There are two ways to issue extra messages in debug mode:
- Use conditional logic such that when in debug mode (when field PQE_DEBUG in mapping macro HZSPQE has the value PQE_DEBUG_ON), your check issues additional messages.
- Code debug type messages - see Planning your debug messages
Users can turn on debug mode using the DEBUG=ON parameter in the MODIFY hzsproc command, in HZSPRMxx, or by overtyping the DEBUG field in SDSF to ON.
Verbose mode, which tells the system to output messages with additional detail about non-exception information found by the check. (RACF checks, for example, issue additional detail in verbose mode.) To issue extra messages in verbose mode, use conditional logic such that when in verbose mode (when field PQE_VERBOSE in mapping macro HZSPQE has the value PQE_VERBOSE_YES), your check issues additional messages.
Users can turn on verbose mode using the VERBOSE=YES parameter in the F hzsproc command or in HZSPRMxx.

Look for logrec error records when you test your check: When testing your check, be sure to look for logrec error records. The system issues abend X'290' if the system encounters an error while a message is being issued, and issues a logrec error record and a description of the problem in the variable recording area (VRA).

Save time, save trouble - test your check with these commands: When you have written your check, test it with the following commands to find some of the most common problems people make in writing checks:

F hzsproc,UPDATE,CHECK(check_owner,check_name),DEBUG=ON
F hzsproc,UPDATE,CHECK(check_owner,check_name),PARM=parameter,REASON=reason,DATE=date
F hzsproc,DELETE,CHECK(check_owner,check_name),FORCE=YES
F hzsproc,DISPLAY,CHECK(check_owner,check_name),DETAIL

Avoid disruptive practices in your check routine: The IBM Health Checker for z/OS philosophy is to keep check routines very simple. IBM recommends that checks read but not update system data and try to avoid disruptive behavior such as:

Modifying system control blocks
I/O intensive operations, such as reading a data set
Serialization
Waits (directly or by services you call)
Creating new tasks
Creating new address spaces

We're recommending against these practices because they require more overhead, complicate your check routine, and, more seriously, can affect the performance of other system functions.
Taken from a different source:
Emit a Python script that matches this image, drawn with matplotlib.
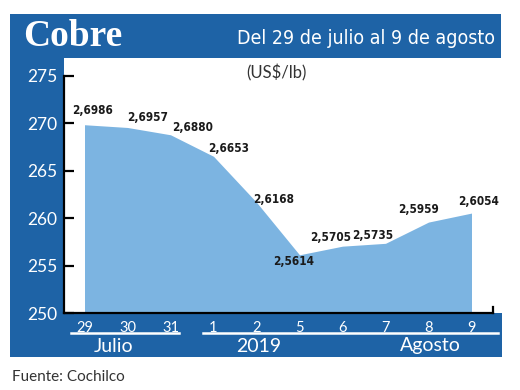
import matplotlib
matplotlib.use("Agg")
import matplotlib.pyplot as plt
from matplotlib.patches import Rectangle
from matplotlib.lines import Line2D

# Data: copper price, US$/lb (plotted in cents)
dias = ["29", "30", "31", "1", "2", "5", "6", "7", "8", "9"]
precios = [2.6986, 2.6957, 2.6880, 2.6653, 2.6168, 2.5614, 2.5705, 2.5735, 2.5959, 2.6054]
etiquetas = ["2,6986", "2,6957", "2,6880", "2,6653", "2,6168",
             "2,5614", "2,5705", "2,5735", "2,5959", "2,6054"]
y_ticks = [250, 255, 260, 265, 270, 275]

# label offsets in pixels (dx, dy)
offsets = [(8, 14), (20, 10), (22, 7), (15, 8), (17, 3),
           (-6, -7), (-12, 9), (-13, 8), (-10, 13), (7, 12)]

W, H = 520, 390
DARK = "#1e63a6"
LIGHT = "#7cb4e1"
sans = ["Lato", "DejaVu Sans"]


def fx(x):
    return x / W


def fy(y):
    return 1 - y / H


fig = plt.figure(figsize=(W / 100, H / 100), dpi=100)
fig.patch.set_facecolor("white")

# blue frame pieces
for (x0, y0, x1, y1) in [(10, 14, 501, 58), (10, 58, 64, 357), (10, 313, 502, 357)]:
    fig.add_artist(Rectangle((fx(x0), fy(y1)), fx(x1) - fx(x0), fy(y0) - fy(y1),
                             transform=fig.transFigure, color=DARK, lw=0, zorder=0))

# plot axes
ax_l, ax_r, ax_t, ax_b = 64, 493, 58, 313
ax = fig.add_axes([fx(ax_l), fy(ax_b), fx(ax_r) - fx(ax_l), fy(ax_t) - fy(ax_b)])
ax.set_facecolor("none")

x = list(range(len(dias)))
vals = [p * 100 for p in precios]
ax.fill_between(x, 250, vals, color=LIGHT, lw=0, zorder=1)

px_per_unit = 9.48
ax.set_ylim(250, 250 + (ax_b - ax_t) / px_per_unit)
step = 43.0
x0_px = 84.5
ax.set_xlim(-(x0_px - ax_l) / step, 9 + (ax_r - (x0_px + 9 * step)) / step)

for i, (v, lab) in enumerate(zip(vals, etiquetas)):
    ax.annotate(lab, (i, v), xytext=offsets[i], textcoords="offset pixels",
                ha="center", va="center", fontsize=8.5, fontweight="bold",
                family="DejaVu Sans", fontstretch="condensed", color="#1a1a1a", zorder=3)

for s in ["top", "right"]:
    ax.spines[s].set_visible(False)
ax.spines["left"].set_linewidth(1.6)
ax.spines["bottom"].set_linewidth(1.6)
ax.spines["left"].set_bounds(250, 275)

ax.set_yticks(y_ticks)
ax.set_yticklabels([str(t) for t in y_ticks])
ax.tick_params(axis="y", direction="in", length=7, width=1.6, pad=5,
               labelcolor="white", labelsize=12.5)
ax.set_xticks(x)
ax.set_xticklabels(dias)
ax.tick_params(axis="x", length=0, pad=6, labelcolor="white", labelsize=10.5)
for t in ax.get_xticklabels() + ax.get_yticklabels():
    t.set_family(sans)

# small end tick at right of the baseline
ax.add_line(Line2D([1, 1], [0, 6 / (ax_b - ax_t)], transform=ax.transAxes,
                   color="black", lw=1.6, clip_on=False))

# month group lines and labels
for (a, b) in [(71, 179), (203, 498)]:
    fig.add_artist(Line2D([fx(a), fx(b)], [fy(333), fy(333)], transform=fig.transFigure,
                          color="white", lw=1.8))
for (txt, cx) in [("Julio", 114), ("2019", 259), ("Agosto", 430)]:
    fig.text(fx(cx), fy(346), txt, ha="center", va="center", color="white",
             fontsize=14, family=sans)

# header texts
fig.text(fx(23), fy(37), "Cobre", ha="left", va="center", color="white",
         fontsize=27, fontweight="bold", family=["Liberation Serif"])
fig.text(fx(495), fy(38), "Del 29 de julio al 9 de agosto", ha="right", va="center",
         color="white", fontsize=14, family="DejaVu Sans", fontstretch="condensed")
fig.text(fx(276), fy(73), "(US$/lb)", ha="center", va="center", color="#333333",
         fontsize=12, family=sans)
fig.text(fx(12), fy(377), "Fuente: Cochilco", ha="left", va="center", color="#333333",
         fontsize=11, family=sans)

fig.savefig("out.png", dpi=100)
In addition, these practices can affect the running of other checks, since only 20 local check routines can be in control concurrently. But you'll need to decide what's appropriate on a check by check basis. An ENQ, for example, serializing on a control block, can indeed affect the performance of other functions that might need that control block. However, the downside of not serializing is that a check might get information that is not consistent. You must weigh the cost to customers of the chance of getting inconsistent data versus the costs of using an ENQ in terms of system performance and IBM Health Checker for z/OS processing.